The Distribution Analysis shows histograms for your numeric variables. Look for bimodal distributions (two humps), which often indicate that your data contains two distinct populations that should be analyzed separately. Heavily skewed distributions may need transformation before parametric testing.

The Missing Value Analysis bar chart shows the percentage of missing data per column. Columns with more than 20% missing data are worth investigating — is the data missing at random, or is there a pattern? The pattern matters for deciding how (or whether) to impute.

The Cross Tabulation heatmap examines relationships between categorical variables using chi-square tests of independence. Significant results (p < 0.05) mean the variables are associated — for instance, region and product preference are not independent.

The Executive Summary distills the key findings and recommendations into a concise overview, highlighting the most important patterns, data quality issues, and suggested next steps.

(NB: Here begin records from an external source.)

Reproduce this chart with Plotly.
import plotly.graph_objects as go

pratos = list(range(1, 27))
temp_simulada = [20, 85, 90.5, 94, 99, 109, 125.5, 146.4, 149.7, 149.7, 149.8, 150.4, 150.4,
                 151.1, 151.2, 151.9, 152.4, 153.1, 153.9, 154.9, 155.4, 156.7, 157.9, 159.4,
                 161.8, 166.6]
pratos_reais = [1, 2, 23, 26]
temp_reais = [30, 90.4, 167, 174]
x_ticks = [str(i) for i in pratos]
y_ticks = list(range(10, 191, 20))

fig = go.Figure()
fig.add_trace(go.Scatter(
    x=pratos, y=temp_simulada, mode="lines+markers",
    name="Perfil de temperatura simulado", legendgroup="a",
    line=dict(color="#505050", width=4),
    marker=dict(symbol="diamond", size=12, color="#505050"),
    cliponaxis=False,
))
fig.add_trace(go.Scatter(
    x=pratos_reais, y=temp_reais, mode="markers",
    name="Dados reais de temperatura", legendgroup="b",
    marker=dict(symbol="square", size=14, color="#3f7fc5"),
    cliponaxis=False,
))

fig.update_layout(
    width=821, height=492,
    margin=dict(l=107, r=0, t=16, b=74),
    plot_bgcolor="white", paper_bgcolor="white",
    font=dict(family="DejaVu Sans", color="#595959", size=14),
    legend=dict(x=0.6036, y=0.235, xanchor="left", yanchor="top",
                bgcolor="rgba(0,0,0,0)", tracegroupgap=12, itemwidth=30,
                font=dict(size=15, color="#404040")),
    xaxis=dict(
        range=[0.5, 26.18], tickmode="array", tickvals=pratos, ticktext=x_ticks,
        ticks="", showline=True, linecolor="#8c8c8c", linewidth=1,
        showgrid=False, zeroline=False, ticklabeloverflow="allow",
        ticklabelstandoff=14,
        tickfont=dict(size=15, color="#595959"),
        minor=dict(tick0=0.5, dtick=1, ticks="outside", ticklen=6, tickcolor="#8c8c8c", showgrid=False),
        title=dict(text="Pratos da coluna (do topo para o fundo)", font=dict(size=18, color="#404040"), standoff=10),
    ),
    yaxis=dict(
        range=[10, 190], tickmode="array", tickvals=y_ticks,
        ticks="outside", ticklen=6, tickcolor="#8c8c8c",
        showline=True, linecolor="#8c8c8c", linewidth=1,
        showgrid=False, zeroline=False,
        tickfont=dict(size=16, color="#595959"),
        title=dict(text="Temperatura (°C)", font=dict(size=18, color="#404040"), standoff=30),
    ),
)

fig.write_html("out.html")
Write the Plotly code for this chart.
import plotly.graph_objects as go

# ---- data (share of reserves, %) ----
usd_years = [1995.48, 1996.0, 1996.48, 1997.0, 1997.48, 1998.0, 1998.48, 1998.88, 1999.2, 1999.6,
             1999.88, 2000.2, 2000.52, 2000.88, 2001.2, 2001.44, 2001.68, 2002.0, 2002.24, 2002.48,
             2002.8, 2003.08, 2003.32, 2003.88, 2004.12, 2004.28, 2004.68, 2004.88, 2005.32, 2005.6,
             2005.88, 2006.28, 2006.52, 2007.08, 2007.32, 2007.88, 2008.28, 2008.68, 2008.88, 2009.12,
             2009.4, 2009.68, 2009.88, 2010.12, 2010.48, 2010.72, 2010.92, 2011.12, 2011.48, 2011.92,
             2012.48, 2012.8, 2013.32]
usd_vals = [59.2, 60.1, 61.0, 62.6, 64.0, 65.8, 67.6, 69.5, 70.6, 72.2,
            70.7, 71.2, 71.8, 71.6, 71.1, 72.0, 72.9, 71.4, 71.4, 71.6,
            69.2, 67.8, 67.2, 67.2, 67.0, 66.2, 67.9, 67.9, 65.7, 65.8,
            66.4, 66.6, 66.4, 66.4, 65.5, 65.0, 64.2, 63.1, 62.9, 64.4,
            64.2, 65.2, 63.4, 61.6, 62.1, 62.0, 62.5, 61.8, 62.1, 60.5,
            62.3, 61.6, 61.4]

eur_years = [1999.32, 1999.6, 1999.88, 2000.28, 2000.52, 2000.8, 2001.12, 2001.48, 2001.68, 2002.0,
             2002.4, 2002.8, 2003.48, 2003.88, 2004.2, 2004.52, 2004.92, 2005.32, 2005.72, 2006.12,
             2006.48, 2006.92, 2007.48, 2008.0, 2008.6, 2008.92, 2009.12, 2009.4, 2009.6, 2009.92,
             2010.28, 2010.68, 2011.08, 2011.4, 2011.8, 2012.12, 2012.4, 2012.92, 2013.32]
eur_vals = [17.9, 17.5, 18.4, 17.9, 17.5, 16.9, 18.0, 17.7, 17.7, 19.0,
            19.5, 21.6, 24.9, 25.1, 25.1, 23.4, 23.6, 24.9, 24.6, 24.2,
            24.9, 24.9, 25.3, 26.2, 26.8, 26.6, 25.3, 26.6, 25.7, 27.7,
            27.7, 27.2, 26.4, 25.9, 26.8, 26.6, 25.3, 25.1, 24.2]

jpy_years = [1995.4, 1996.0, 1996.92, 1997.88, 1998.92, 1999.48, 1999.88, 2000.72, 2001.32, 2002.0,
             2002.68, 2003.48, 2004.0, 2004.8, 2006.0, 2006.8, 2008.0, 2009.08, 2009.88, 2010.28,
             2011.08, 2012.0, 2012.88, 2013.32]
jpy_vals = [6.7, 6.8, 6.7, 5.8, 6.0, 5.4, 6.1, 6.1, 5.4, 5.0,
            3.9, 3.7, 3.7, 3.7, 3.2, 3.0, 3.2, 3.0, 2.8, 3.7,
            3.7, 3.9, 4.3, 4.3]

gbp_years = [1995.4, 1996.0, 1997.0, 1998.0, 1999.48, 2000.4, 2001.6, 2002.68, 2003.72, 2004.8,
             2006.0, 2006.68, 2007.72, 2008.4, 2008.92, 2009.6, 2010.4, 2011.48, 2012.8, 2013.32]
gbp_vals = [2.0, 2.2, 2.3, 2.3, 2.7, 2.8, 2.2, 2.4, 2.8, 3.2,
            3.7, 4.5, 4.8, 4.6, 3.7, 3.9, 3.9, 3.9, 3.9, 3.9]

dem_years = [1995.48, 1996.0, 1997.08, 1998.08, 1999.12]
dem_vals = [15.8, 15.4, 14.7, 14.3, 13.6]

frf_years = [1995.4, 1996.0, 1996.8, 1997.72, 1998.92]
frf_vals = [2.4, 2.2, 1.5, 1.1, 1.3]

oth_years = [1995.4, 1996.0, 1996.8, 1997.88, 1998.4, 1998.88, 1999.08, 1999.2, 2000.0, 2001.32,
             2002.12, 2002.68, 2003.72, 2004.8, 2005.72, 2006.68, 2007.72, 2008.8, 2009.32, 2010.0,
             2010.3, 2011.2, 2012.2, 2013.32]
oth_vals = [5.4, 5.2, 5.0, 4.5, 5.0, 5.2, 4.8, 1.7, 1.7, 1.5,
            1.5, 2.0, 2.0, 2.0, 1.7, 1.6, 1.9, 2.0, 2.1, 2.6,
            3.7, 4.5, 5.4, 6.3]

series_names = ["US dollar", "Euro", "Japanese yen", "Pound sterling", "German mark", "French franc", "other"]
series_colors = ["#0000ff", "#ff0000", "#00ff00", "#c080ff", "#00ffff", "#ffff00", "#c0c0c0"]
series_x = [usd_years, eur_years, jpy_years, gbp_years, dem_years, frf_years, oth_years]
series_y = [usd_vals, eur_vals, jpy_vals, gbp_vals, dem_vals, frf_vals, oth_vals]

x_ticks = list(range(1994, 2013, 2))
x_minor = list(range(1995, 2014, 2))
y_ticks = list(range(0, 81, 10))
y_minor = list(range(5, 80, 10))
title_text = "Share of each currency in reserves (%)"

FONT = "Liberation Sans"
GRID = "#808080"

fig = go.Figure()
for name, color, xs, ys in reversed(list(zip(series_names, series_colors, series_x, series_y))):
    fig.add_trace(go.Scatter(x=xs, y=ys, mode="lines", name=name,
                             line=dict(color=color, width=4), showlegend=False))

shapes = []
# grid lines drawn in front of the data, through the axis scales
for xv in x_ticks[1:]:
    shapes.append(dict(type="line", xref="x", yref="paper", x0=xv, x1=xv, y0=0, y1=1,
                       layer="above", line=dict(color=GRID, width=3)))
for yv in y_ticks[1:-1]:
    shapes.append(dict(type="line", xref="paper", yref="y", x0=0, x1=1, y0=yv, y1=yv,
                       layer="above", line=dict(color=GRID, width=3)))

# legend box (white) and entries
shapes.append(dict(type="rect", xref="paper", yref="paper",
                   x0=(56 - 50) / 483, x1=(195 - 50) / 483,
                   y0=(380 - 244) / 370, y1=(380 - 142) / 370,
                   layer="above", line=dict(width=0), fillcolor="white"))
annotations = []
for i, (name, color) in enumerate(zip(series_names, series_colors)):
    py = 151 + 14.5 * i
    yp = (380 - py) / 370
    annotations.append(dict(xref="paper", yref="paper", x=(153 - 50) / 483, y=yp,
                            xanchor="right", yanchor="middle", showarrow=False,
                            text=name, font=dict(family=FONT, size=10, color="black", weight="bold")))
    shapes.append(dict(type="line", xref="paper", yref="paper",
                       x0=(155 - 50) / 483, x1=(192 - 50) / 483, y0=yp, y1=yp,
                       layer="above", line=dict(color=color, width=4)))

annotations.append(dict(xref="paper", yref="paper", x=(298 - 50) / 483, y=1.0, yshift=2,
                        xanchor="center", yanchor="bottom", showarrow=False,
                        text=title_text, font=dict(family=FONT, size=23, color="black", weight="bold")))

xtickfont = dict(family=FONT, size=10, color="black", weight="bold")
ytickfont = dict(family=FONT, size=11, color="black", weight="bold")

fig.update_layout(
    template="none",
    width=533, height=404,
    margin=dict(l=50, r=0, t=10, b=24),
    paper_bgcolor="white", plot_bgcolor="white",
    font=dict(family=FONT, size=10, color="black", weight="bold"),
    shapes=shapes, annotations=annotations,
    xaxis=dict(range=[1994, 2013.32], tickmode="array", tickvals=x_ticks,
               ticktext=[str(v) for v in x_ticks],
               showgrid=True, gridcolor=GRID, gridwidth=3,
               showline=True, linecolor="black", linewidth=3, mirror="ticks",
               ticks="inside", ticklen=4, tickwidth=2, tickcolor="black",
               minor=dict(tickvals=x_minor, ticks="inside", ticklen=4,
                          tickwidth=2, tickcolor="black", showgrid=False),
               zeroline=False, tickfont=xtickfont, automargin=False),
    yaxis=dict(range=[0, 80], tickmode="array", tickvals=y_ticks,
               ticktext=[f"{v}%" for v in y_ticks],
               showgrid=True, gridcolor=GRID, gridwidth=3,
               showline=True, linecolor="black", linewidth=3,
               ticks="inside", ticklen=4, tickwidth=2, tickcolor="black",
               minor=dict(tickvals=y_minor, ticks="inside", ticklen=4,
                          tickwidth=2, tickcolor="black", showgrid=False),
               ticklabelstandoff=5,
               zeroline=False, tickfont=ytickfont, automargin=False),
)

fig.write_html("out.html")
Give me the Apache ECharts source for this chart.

When to Use Something Else

EDA is a starting point, not a destination. Once you know what your data looks like, you should move to a purpose-built analysis.

If your EDA reveals strong correlations between a predictor and an outcome, run a linear regression or ridge regression for formal modeling with confidence intervals and predictions.

If your EDA shows clear group differences in a numeric outcome, use ANOVA (for 3+ groups) or a t-test (for 2 groups) to test whether the differences are statistically significant.

If your data has a time dimension that the EDA reveals, move to a time series analysis or Prophet forecasting for proper trend and seasonality modeling.

If you need to profile data quality specifically — checking for duplicates, validating business rules, or monitoring data pipeline health — the CSV Auto Profiler provides a more focused data quality report.

The R Code Behind the Analysis

Every report includes the exact R code used to produce the results — reproducible, auditable, and citable. This is not AI-generated code that changes every run. The same data produces the same analysis every time.

The analysis uses base R functions for descriptive statistics (summary(), sd(), quantile()), the cor() function for Pearson correlation matrices, and IQR-based methods for outlier detection. Cross-tabulations use table() and chisq.test() from base R. Distribution analysis uses hist() and density estimation. Missing value analysis scans every column with is.na() and computes completeness percentages. Every step is visible in the code tab of your report, so you or a statistician can verify exactly what was done.